Directive:
Do not repeat pictures. Repeat exactly the lines of the listing below from its first line through the line with "y_edges = np.linspace(0, 1.04, 14)".

Dataset content:

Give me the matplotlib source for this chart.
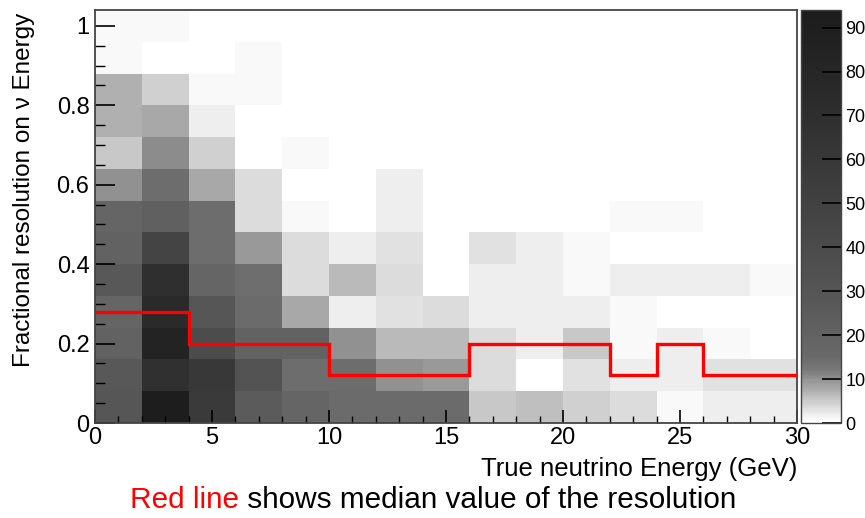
import numpy as np
import matplotlib
matplotlib.use("Agg")
import matplotlib.pyplot as plt
from matplotlib import font_manager
from matplotlib.colors import LinearSegmentedColormap, Normalize
from matplotlib.ticker import MultipleLocator

# energy bins (GeV) and resolution bins
x_edges = np.arange(0, 32, 2)
y_edges = np.linspace(0, 1.04, 14)

# counts per cell, rows = resolution bins from 0 upward, cols = energy bins
counts = np.array([
    [30, 92, 58, 26, 18, 15, 15, 15, 5.5, 6, 4.5, 3.5, 1, 2, 2],
    [28, 69, 60, 32, 14.5, 14.5, 10, 9.5, 3.5, 0, 3, 2, 2, 3, 3],
    [20, 84, 39, 20, 20, 10, 6.5, 6.5, 3.5, 2, 5.5, 1, 2, 1, 0],
    [18, 75, 30, 15, 8, 2, 3, 3.5, 2, 2, 2, 1, 0, 0, 0],
    [28, 70, 18, 14, 3.5, 6.6, 3.5, 0, 2, 2, 1, 2, 2, 2, 1],
    [20, 47, 14.5, 9.3, 3.5, 2, 3, 0, 3, 2, 1, 0, 0, 0, 0],
    [18, 22, 14.5, 3.5, 1, 0, 2, 0, 0, 0, 0, 1, 1, 0, 0],
    [10, 14.5, 8, 3.5, 0, 0, 2, 0, 0, 0, 0, 0, 0, 0, 0],
    [5.5, 10.5, 4.5, 0, 1, 0, 0, 0, 0, 0, 0, 0, 0, 0, 0],
    [7, 8, 2, 0, 0, 0, 0, 0, 0, 0, 0, 0, 0, 0, 0],
    [7, 4.5, 1, 1, 0, 0, 0, 0, 0, 0, 0, 0, 0, 0, 0],
    [1, 0, 0, 1, 0, 0, 0, 0, 0, 0, 0, 0, 0, 0, 0],
    [1, 1, 0, 0, 0, 0, 0, 0, 0, 0, 0, 0, 0, 0, 0],
])

# median resolution per energy bin (red line)
median = [0.28, 0.28, 0.2, 0.2, 0.2, 0.12, 0.12, 0.12, 0.2, 0.2, 0.2, 0.12, 0.2, 0.12, 0.12]

z_max = 94
x_ticks = [0, 5, 10, 15, 20, 25, 30]
y_ticks = [0, 0.2, 0.4, 0.6, 0.8, 1]
cb_ticks = [0, 10, 20, 30, 40, 50, 60, 70, 80, 90]

# pick a narrow sans font if there is one
try:
    font_manager.findfont("Liberation Sans Narrow", fallback_to_default=False)
    fam = "Liberation Sans Narrow"
except Exception:
    fam = "Liberation Sans"
plt.rcParams["font.family"] = fam

# grey palette: white at 0, fast drop to mid grey, then slowly darker
stops = [(0, 1.0), (1, 0.968), (2, 0.925), (3, 0.878), (4, 0.835), (5, 0.79),
         (6, 0.745), (7, 0.69), (8, 0.65), (10, 0.565), (12, 0.47), (15, 0.415),
         (20, 0.385), (30, 0.335), (45, 0.275), (60, 0.22), (75, 0.165), (94, 0.11)]
cmap = LinearSegmentedColormap.from_list(
    "greys_root", [(v / z_max, (g, g, g)) for v, g in stops])
norm = Normalize(vmin=0, vmax=z_max)

fig = plt.figure(figsize=(8.65, 5.18), dpi=100)
W, H = 865, 518
ax = fig.add_axes([95 / W, (H - 423) / H, 702 / W, 413 / H])

ax.pcolormesh(x_edges, y_edges, np.ma.masked_equal(counts, 0), cmap=cmap, norm=norm)
ax.stairs(median, x_edges, baseline=None, color="#ff0000", lw=2.4, zorder=3)

ax.set_xlim(0, 30)
ax.set_ylim(0, 1.04)
ax.set_xticks(x_ticks)
ax.set_yticks(y_ticks)
ax.set_yticklabels(["0", "0.2", "0.4", "0.6", "0.8", "1"])
ax.xaxis.set_minor_locator(MultipleLocator(1))
ax.yaxis.set_minor_locator(MultipleLocator(0.05))
ax.tick_params(axis="x", which="major", direction="in", length=9.4, width=1.2,
               labelsize=17, pad=3, top=False)
ax.tick_params(axis="x", which="minor", direction="in", length=4.7, width=1.0, top=False)
ax.tick_params(axis="y", which="major", direction="in", length=14.4, width=1.2,
               labelsize=17, pad=4, right=False)
ax.tick_params(axis="y", which="minor", direction="in", length=7.2, width=1.0, right=False)
for s in ax.spines.values():
    s.set_color("#444444")
    s.set_linewidth(1.3)

# colour scale on the right
cax = fig.add_axes([801 / W, (H - 423) / H, 40 / W, 413 / H])
cb = fig.colorbar(plt.cm.ScalarMappable(norm=norm, cmap=cmap), cax=cax)
cb.set_ticks(cb_ticks)
cb.outline.set_edgecolor("#444444")
cb.outline.set_linewidth(1.0)
cax.tick_params(direction="in", length=13.7, width=1.2, labelsize=13, pad=3)

fig.text(24 / W, (H - 13) / H, "Fractional resolution on \u03bd Energy",
         rotation=90, ha="center", va="top", fontsize=17.5)
fig.text(797 / W, (H - 476) / H, "True neutrino Energy (GeV)",
         ha="right", va="baseline", fontsize=18.5)

# caption with the red part
red = fig.text(130 / W, (H - 508) / H, "Red line", color="#ff0000",
               ha="left", va="baseline", fontsize=21.4)
fig.canvas.draw()
bb = red.get_window_extent()
fig.text(bb.x1 / W, (H - 508) / H, " shows median value of the resolution",
         color="black", ha="left", va="baseline", fontsize=21.4)

fig.savefig("out.png", dpi=100)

Task output:
Give me the matplotlib source for this chart.
import numpy as np
import matplotlib
matplotlib.use("Agg")
import matplotlib.pyplot as plt
from matplotlib import font_manager
from matplotlib.colors import LinearSegmentedColormap, Normalize
from matplotlib.ticker import MultipleLocator

# energy bins (GeV) and resolution bins
x_edges = np.arange(0, 32, 2)
y_edges = np.linspace(0, 1.04, 14)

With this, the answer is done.